In frameworks like JAX (or Theano, or TensorFlow, or PyTorch, to name a few), models are defined as a collection of operations or "ops" that can be chained, fused, or differentiated in clever ways. For our purposes, an op defines a function that knows:

  1. how the input and output parameter shapes and types are related,
  2. how to compute the output from a set of inputs, and
  3. how to propagate derivatives using the chain rule.

There are a lot of choices about where you draw the lines around a single op and there will be tradeoffs in terms of performance, generality, ease of use, and other factors when making these decisions. In my experience, it is often best to define the minimal scope ops and then allow your framework of choice to combine it efficiently with the rest of your model, but there will always be counter examples.

Our example application: solving Kepler's equation

In this section I'll describe the application presented in this project. Feel free to skip this if you just want to get to the technical details.

This project exposes a single jit-able and differentiable JAX operation to solve Kepler's equation, a tool that is used for computing gravitational orbits in astronomy. This is basically the "hello world" example that I use whenever learning about something like this. For example, I have previously written about how to expose such an op when using Stan. The implementation used in that post and the one used here are not meant to be the most robust or efficient, but it is relatively simple and it exposes some of the interesting issues that one might face when writing custom JAX ops. If you're interested in the mathematical details, take a look at my blog post, but the key point for now is that this operation involves solving a transcendental equation, and in this tutorial we'll use a simple iterative method that you'll find in the kepler.h header file. Then, the derivatives of this operation can be evaluated using implicit differentiation. Unlike in the previously mentioned blog post, our operation will actually return the sine and cosine of the eccentric anomaly, since that's what most high performance versions of this function would return and because the way XLA handles ops with multiple outputs is a little funky.

The cost/benefit analysis

One important question to answer first is: "should I actually write a custom JAX extension?" If you're here, you've probably already thought about that, but I wanted to emphasize a few points to consider.

  1. Performance: The main reason why you might want to implement a custom op for JAX is performance.
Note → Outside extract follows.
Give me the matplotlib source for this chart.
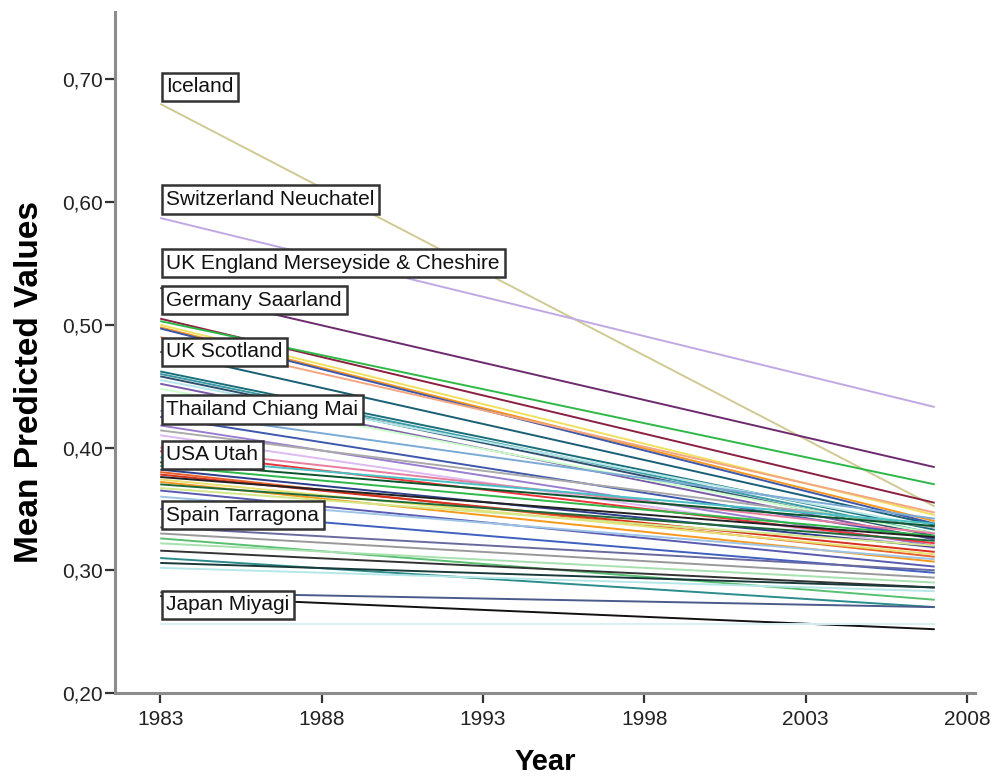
import matplotlib
matplotlib.use("Agg")
import matplotlib.pyplot as plt
from matplotlib.ticker import FuncFormatter

plt.rcParams['font.family'] = ['Liberation Sans', 'DejaVu Sans']

# one straight line per region: predicted value in 1983 and in 2007
years = [1983, 2007]

start_vals = [0.680, 0.587, 0.530, 0.505, 0.503, 0.500, 0.498, 0.497, 0.490,
              0.478, 0.462, 0.460, 0.458, 0.455, 0.452, 0.448,
              0.430, 0.425, 0.418, 0.414, 0.410,
              0.400, 0.397, 0.392, 0.388, 0.385, 0.382,
              0.380, 0.378, 0.376, 0.374, 0.372, 0.370, 0.367, 0.365,
              0.360, 0.350, 0.335, 0.330, 0.326, 0.322, 0.316, 0.310,
              0.306, 0.302, 0.282, 0.279, 0.256]
end_vals = [0.352, 0.433, 0.384, 0.355, 0.370, 0.345, 0.340, 0.338, 0.347,
            0.337, 0.333, 0.330, 0.328, 0.335, 0.325, 0.330,
            0.342, 0.326, 0.320, 0.335, 0.318,
            0.330, 0.322, 0.338, 0.336, 0.328, 0.319,
            0.311, 0.315, 0.327, 0.313, 0.307, 0.324, 0.320, 0.303,
            0.309, 0.298, 0.300, 0.294, 0.276, 0.290, 0.286, 0.270,
            0.286, 0.283, 0.270, 0.252, 0.256]
line_colors = ['#cfca94', '#c0a8e4', '#6e2a6e', '#8b2040', '#2eb848', '#f0e060',
               '#f8981d', '#3e58ac', '#f4a582',
               '#1a5f76', '#1a6e7a', '#3a9ca5', '#2f4f6f', '#b6e7e8', '#7c5ca8',
               '#ccffcc',
               '#7aaad5', '#3e58ac', '#9a7fd1', '#aaaaaa', '#ddbaf1',
               '#e87da0', '#ef3338', '#48c2c5', '#0a562c', '#2eb848', '#2f3e8c',
               '#e8622c', '#d7301f', '#222222', '#e8e070', '#f8981d', '#1e6b3a',
               '#d4e88a', '#5a5ab0',
               '#9ec5e8', '#4060c0', '#6a6aa0', '#999999', '#58c070', '#a8e0b0',
               '#333333', '#2a8c8c', '#1a3a3a', '#b6e7e8', '#4a5a8a', '#111111',
               '#d8f0f0']

label_names = ['Iceland', 'Switzerland Neuchatel', 'UK England Merseyside & Cheshire',
               'Germany Saarland', 'UK Scotland', 'Thailand Chiang Mai', 'USA Utah',
               'Spain Tarragona', 'Japan Miyagi']
label_y = [0.694, 0.602, 0.550, 0.520, 0.478, 0.431, 0.394, 0.345, 0.272]

xticks = [1983, 1988, 1993, 1998, 2003, 2008]
yticks = [0.20, 0.30, 0.40, 0.50, 0.60, 0.70]

fig = plt.figure(figsize=(9.96, 7.84), dpi=100)
ax = fig.add_axes([0.1155, 0.116, 0.8635, 0.869])

for s, e, c in zip(start_vals, end_vals, line_colors):
    ax.plot(years, [s, e], color=c, linewidth=1.4, solid_capstyle='butt')

for name, y in zip(label_names, label_y):
    ax.annotate(name, xy=(years[0], y), xytext=(4.5, 0), textcoords='offset points',
                ha='left', va='center', fontsize=15, color='#111111',
                bbox=dict(boxstyle='square,pad=0.22', facecolor='white',
                          edgecolor='#333333', linewidth=1.8), zorder=5)

ax.set_xlim(1981.6, 2008.25)
ax.set_ylim(0.20, 0.755)
ax.set_xticks(xticks)
ax.set_yticks(yticks)
ax.yaxis.set_major_formatter(FuncFormatter(lambda v, p: f"{v:.2f}".replace('.', ',')))

for side in ['top', 'right']:
    ax.spines[side].set_visible(False)
for side in ['left', 'bottom']:
    ax.spines[side].set_color('#8c8c8c')
    ax.spines[side].set_linewidth(2.2)

ax.tick_params(axis='both', direction='out', length=7, width=1.6, color='#333333',
               labelsize=15, labelcolor='#222222')
ax.tick_params(axis='y', pad=2)
ax.tick_params(axis='x', pad=5)

ax.set_xlabel('Year', fontsize=21, fontweight='bold', labelpad=14)
ax.set_ylabel('Mean Predicted Values', fontsize=24, fontweight='bold')
ax.yaxis.set_label_coords(-0.082, 0.456)

fig.savefig('out.png', dpi=100, facecolor='white')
JAX's JIT compiler can get great performance in a broad range of applications, but for some of the problems I work on, finely-tuned C++ can be much faster. In my experience, iterative algorithms, other special functions, or code with complicated logic are all examples of places where a custom op might greatly improve performance. I'm not always good at doing this, but it's probably worth benchmarking performance of a version of your code implemented directly in high-level JAX against your custom op.

  2. Autodiff: One thing that is important to realize is that the extension that we write won't magically know how to propagate derivatives. Instead, we'll be required to provide a JAX interface for applying the chain rule to out op. In other words, if you're setting out to wrap that huge Fortran library that has been passed down through the generations, the payoff might not be as great as you hoped unless (a) the code already provides operations for propagating derivatives (in which case you JAX op probably won't support second and higher order differentiation), or (b) you can easily compute the differentiation rules using the algorithm that you already have (which is the case we have for our example application here). In my work, I try (sometimes unsuccessfully) to identify the minimum number and size of ops that I can get away with and then implement most of my models directly in JAX. In our demo application, for example, I could have chosen to make an XLA op generating a full radial velocity model, instead of just solving Kepler's equation, and that might (or might not) give better performance. But, the differentiation rules are much simpler the way it is implemented.

Summary of the relevant files

The files in this repo come in three categories:

  1. In the root directory, there are the standard packaging files like a setup.py and pyproject.toml. Most of this setup is pretty standard, but I'll highlight some of the unique elements in the packaging section below. For example, we'll use a slightly strange combination of PEP-517/518 and CMake to build the extensions. This isn't strictly necessary, but it's the easiest packaging setup that I've been able to put together.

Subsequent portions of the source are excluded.